> [The problem]
Write out, exactly and only, the lines that run from the top of the records to the line with "plt.rcParams['font.family'] = ['Liberation". Include both ends; exclude pictures.

━━━ Items

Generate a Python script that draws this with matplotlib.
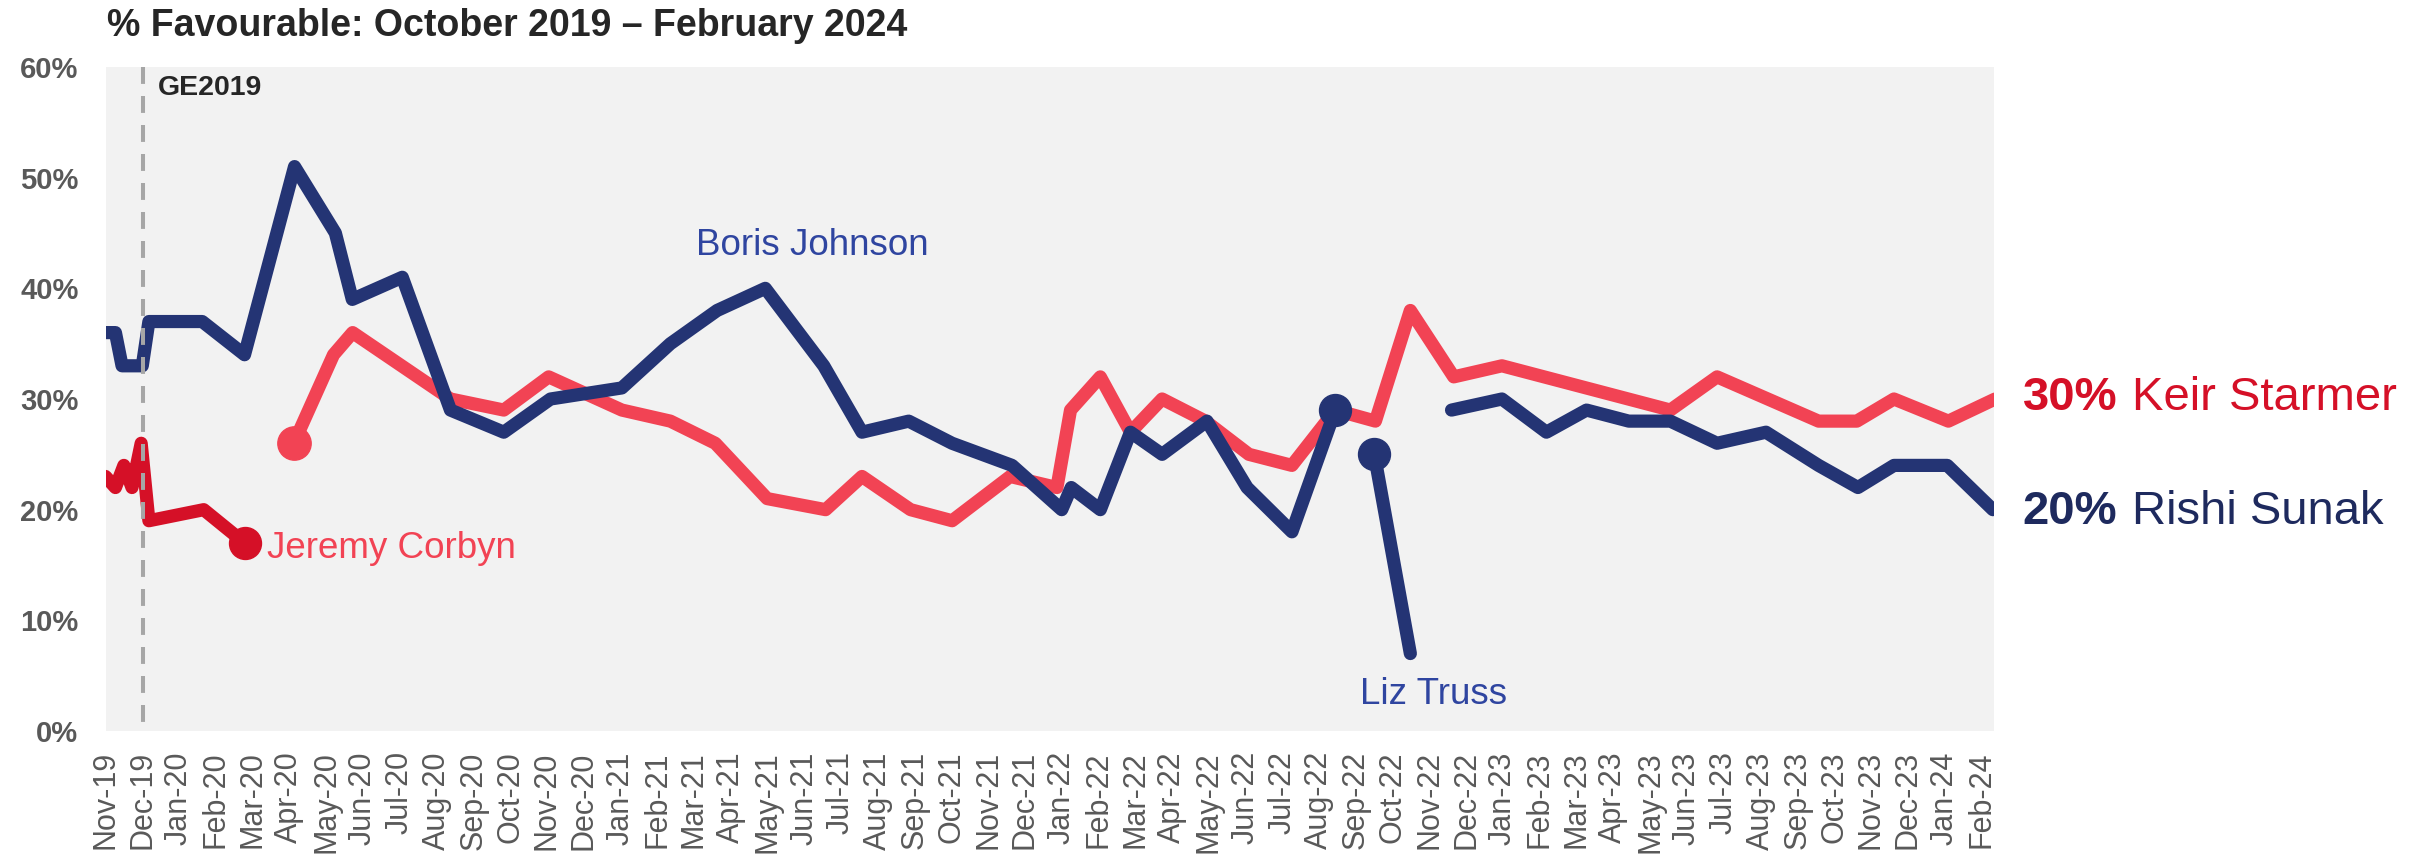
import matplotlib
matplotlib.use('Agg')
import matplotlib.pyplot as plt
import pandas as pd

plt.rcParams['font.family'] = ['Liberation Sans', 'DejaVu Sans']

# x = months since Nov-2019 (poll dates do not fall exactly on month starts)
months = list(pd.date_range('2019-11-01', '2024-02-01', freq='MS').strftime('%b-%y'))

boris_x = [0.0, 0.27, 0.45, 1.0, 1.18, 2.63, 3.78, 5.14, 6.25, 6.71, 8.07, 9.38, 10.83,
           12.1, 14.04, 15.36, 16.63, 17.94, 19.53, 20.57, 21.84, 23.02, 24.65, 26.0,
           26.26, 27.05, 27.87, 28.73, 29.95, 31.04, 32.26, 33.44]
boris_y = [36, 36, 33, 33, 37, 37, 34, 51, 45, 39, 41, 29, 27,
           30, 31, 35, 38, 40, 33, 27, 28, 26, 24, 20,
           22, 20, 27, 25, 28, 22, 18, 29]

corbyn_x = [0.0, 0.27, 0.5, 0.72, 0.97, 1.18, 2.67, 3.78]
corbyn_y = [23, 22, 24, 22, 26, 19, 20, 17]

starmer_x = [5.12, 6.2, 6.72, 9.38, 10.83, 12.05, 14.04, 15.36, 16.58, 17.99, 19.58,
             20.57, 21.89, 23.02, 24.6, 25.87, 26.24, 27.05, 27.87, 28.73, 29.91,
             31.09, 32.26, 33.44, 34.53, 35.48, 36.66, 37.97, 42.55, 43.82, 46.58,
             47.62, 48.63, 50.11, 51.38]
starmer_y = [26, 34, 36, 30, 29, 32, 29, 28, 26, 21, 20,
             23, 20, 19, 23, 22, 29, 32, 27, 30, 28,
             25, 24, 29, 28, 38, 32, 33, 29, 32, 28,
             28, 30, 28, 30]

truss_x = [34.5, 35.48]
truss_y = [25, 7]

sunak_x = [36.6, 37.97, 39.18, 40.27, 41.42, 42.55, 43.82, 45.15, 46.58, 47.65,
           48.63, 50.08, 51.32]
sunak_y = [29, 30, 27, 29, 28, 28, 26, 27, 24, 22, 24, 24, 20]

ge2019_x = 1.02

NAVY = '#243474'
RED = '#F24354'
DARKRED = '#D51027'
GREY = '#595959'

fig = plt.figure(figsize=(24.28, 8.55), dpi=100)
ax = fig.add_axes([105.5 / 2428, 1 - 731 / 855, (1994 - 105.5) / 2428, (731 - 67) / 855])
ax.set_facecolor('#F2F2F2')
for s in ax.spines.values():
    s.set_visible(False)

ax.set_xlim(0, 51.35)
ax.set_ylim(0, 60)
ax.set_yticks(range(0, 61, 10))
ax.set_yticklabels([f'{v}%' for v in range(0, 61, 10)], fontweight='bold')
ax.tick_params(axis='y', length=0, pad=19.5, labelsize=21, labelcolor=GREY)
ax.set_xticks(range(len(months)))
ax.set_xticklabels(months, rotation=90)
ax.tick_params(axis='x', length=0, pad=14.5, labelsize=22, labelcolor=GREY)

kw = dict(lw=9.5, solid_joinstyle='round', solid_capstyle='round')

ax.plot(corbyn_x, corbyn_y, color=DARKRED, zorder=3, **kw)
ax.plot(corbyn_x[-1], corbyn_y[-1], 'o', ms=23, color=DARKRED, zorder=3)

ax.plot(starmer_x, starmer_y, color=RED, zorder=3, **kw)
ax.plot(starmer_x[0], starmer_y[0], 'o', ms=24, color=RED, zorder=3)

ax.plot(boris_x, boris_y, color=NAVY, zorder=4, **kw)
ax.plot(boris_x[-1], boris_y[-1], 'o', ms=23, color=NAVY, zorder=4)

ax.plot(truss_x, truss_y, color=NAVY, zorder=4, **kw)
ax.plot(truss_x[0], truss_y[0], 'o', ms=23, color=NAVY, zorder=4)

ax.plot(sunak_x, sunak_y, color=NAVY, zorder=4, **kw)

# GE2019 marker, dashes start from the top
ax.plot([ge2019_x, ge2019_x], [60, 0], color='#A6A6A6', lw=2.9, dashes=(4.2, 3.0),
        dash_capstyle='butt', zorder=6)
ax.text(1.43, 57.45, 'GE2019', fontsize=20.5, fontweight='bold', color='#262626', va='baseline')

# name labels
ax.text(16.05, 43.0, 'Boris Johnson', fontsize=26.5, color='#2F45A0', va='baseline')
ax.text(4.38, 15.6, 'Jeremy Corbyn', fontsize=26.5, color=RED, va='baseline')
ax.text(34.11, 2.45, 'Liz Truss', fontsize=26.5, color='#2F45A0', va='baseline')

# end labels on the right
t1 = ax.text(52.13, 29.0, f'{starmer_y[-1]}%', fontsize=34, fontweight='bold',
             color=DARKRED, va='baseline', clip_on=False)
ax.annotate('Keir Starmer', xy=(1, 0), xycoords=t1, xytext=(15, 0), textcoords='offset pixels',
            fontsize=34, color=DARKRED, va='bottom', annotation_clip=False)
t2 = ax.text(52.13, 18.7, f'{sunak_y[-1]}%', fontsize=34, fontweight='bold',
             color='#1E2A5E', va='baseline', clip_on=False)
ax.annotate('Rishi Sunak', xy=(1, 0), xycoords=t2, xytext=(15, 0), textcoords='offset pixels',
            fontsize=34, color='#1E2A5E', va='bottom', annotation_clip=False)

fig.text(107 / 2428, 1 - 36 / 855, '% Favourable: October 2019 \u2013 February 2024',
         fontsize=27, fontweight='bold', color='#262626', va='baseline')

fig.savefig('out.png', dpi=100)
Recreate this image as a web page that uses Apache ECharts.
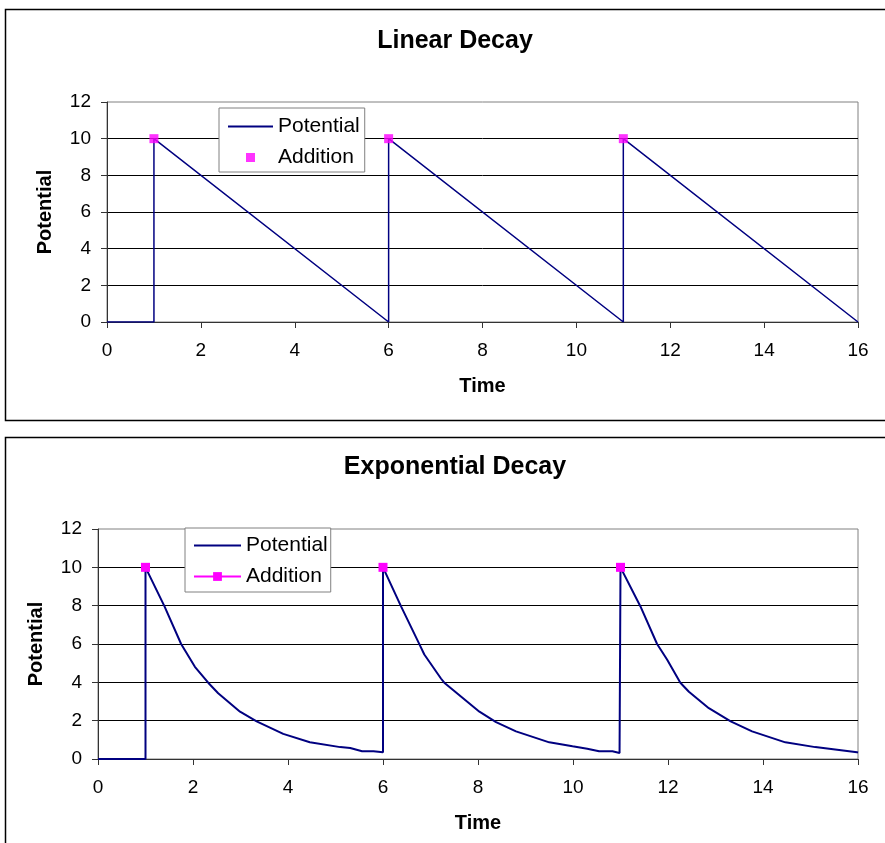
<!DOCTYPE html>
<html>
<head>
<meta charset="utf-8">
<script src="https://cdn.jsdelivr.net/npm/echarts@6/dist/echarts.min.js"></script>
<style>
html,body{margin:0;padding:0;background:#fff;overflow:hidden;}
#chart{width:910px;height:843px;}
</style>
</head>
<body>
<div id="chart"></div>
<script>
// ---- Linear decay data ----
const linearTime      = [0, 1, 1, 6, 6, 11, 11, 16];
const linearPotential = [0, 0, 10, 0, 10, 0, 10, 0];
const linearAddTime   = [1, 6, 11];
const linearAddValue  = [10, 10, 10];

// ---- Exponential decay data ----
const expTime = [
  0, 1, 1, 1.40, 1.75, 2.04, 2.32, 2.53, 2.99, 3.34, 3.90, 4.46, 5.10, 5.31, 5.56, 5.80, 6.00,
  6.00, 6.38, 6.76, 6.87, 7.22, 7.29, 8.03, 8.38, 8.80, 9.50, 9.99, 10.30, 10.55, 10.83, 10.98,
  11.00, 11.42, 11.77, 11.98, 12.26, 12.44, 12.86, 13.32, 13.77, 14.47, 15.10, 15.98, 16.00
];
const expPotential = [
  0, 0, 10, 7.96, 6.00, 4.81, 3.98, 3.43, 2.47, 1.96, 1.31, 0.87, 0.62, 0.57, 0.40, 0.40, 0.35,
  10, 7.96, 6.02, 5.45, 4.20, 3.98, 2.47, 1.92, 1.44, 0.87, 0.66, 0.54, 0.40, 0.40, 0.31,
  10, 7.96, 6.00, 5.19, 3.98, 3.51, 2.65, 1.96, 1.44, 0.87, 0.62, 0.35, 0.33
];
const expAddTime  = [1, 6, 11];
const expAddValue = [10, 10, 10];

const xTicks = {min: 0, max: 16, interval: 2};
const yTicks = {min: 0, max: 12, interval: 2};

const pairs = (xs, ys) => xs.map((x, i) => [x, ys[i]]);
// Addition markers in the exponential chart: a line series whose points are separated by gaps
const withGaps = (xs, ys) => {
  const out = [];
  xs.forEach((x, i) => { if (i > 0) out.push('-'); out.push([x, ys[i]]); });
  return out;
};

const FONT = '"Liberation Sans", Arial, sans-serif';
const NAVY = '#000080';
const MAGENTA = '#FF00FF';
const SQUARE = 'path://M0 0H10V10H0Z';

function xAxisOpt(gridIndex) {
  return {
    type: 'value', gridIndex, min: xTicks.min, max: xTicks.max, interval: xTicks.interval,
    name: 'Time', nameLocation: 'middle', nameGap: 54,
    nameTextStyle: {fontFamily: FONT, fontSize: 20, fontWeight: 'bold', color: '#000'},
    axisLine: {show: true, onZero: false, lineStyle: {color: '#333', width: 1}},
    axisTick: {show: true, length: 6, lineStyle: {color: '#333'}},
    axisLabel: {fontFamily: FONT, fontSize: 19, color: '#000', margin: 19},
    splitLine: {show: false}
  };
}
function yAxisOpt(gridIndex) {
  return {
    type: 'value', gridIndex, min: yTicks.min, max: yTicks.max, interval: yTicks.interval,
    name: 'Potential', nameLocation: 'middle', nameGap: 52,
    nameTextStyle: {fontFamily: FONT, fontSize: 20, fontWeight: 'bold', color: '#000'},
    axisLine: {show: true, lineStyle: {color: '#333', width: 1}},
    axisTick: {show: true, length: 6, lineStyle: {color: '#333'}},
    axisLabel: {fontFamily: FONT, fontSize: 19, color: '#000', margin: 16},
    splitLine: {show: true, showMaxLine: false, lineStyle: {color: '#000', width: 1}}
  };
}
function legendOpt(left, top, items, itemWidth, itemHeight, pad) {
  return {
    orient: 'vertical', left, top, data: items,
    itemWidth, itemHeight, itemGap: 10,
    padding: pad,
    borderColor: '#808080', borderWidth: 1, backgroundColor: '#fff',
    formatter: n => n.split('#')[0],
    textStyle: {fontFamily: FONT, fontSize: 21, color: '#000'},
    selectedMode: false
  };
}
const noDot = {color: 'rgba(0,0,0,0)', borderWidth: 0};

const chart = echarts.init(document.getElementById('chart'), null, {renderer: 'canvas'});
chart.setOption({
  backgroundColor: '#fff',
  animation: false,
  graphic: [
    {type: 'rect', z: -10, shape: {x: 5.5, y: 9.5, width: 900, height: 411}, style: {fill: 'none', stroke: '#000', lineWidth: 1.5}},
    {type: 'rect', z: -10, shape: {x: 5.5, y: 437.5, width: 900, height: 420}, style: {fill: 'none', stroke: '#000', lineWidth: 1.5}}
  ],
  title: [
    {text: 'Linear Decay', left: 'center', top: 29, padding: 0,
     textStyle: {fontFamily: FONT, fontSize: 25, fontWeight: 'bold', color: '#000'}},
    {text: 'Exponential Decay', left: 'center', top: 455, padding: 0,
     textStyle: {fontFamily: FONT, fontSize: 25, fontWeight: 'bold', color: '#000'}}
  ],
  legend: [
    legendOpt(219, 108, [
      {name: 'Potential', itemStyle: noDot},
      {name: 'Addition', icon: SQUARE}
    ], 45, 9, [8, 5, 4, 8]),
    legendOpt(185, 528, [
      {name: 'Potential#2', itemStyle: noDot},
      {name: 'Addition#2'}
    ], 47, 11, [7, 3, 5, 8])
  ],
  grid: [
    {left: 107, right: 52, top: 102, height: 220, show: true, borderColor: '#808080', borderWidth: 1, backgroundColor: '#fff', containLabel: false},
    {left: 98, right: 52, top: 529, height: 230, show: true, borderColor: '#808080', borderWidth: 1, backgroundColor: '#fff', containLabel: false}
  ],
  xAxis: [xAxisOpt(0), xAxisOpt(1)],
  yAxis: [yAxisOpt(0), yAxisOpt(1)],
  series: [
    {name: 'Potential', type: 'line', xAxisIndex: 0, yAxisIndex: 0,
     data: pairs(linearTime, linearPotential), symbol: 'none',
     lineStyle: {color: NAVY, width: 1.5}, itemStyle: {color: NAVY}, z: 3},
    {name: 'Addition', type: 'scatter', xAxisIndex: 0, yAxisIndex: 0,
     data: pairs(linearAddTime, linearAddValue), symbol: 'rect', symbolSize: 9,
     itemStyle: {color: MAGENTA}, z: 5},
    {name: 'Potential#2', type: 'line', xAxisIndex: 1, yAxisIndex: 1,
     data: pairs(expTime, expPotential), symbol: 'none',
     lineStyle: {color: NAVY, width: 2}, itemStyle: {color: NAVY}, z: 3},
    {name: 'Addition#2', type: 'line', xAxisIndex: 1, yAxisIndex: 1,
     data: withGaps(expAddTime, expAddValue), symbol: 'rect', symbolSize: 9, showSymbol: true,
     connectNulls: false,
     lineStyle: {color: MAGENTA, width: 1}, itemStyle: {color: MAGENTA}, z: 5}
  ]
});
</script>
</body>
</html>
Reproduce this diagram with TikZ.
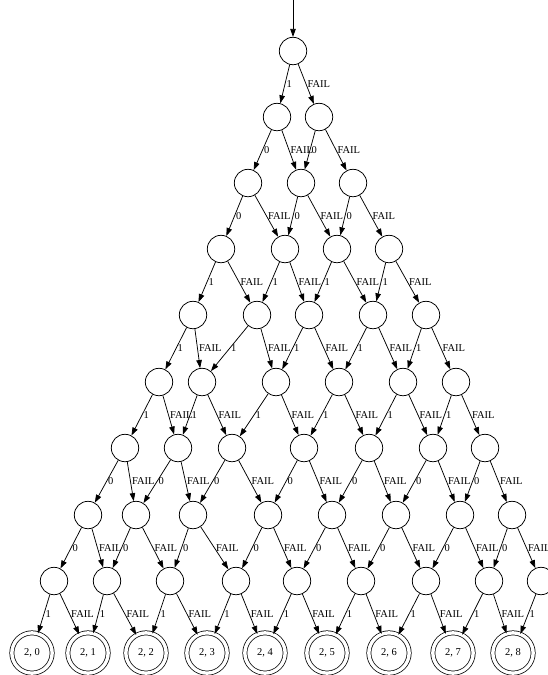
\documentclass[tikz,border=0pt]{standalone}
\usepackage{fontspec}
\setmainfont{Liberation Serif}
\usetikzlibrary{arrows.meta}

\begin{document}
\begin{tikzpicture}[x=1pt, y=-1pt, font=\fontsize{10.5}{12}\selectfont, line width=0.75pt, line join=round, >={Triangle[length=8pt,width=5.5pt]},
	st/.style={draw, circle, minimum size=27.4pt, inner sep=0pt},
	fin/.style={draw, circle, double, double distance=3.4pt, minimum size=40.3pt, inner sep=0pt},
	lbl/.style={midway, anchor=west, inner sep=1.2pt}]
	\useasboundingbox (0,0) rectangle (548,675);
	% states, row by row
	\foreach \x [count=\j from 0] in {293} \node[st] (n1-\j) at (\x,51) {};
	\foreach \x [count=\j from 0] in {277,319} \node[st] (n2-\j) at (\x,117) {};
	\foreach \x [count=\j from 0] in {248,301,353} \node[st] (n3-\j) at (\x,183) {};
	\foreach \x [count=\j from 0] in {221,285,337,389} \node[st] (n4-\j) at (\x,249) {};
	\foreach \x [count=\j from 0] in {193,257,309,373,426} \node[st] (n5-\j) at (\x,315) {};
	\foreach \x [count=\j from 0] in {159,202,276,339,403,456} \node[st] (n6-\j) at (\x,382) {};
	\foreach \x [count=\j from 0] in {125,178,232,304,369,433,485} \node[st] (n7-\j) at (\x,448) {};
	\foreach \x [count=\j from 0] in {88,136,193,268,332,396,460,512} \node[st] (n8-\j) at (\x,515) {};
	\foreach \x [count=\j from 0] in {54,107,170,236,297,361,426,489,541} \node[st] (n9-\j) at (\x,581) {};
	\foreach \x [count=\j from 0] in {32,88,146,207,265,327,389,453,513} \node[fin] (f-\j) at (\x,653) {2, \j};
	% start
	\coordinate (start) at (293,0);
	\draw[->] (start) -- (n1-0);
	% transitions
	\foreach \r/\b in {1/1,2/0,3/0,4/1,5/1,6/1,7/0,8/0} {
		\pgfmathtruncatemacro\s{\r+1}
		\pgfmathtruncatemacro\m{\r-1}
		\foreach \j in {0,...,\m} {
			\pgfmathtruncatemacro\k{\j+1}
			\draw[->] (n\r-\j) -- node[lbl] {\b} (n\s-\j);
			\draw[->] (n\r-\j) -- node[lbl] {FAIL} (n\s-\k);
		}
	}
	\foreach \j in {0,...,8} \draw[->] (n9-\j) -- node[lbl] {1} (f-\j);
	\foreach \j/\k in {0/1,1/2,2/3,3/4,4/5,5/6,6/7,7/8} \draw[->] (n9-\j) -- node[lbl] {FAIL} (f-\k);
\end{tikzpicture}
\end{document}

━━━━━━

> [Exercise result]
Generate a Python script that draws this with matplotlib.
import matplotlib
matplotlib.use('Agg')
import matplotlib.pyplot as plt
import pandas as pd

plt.rcParams['font.family'] = ['Liberation Sans', 'DejaVu Sans']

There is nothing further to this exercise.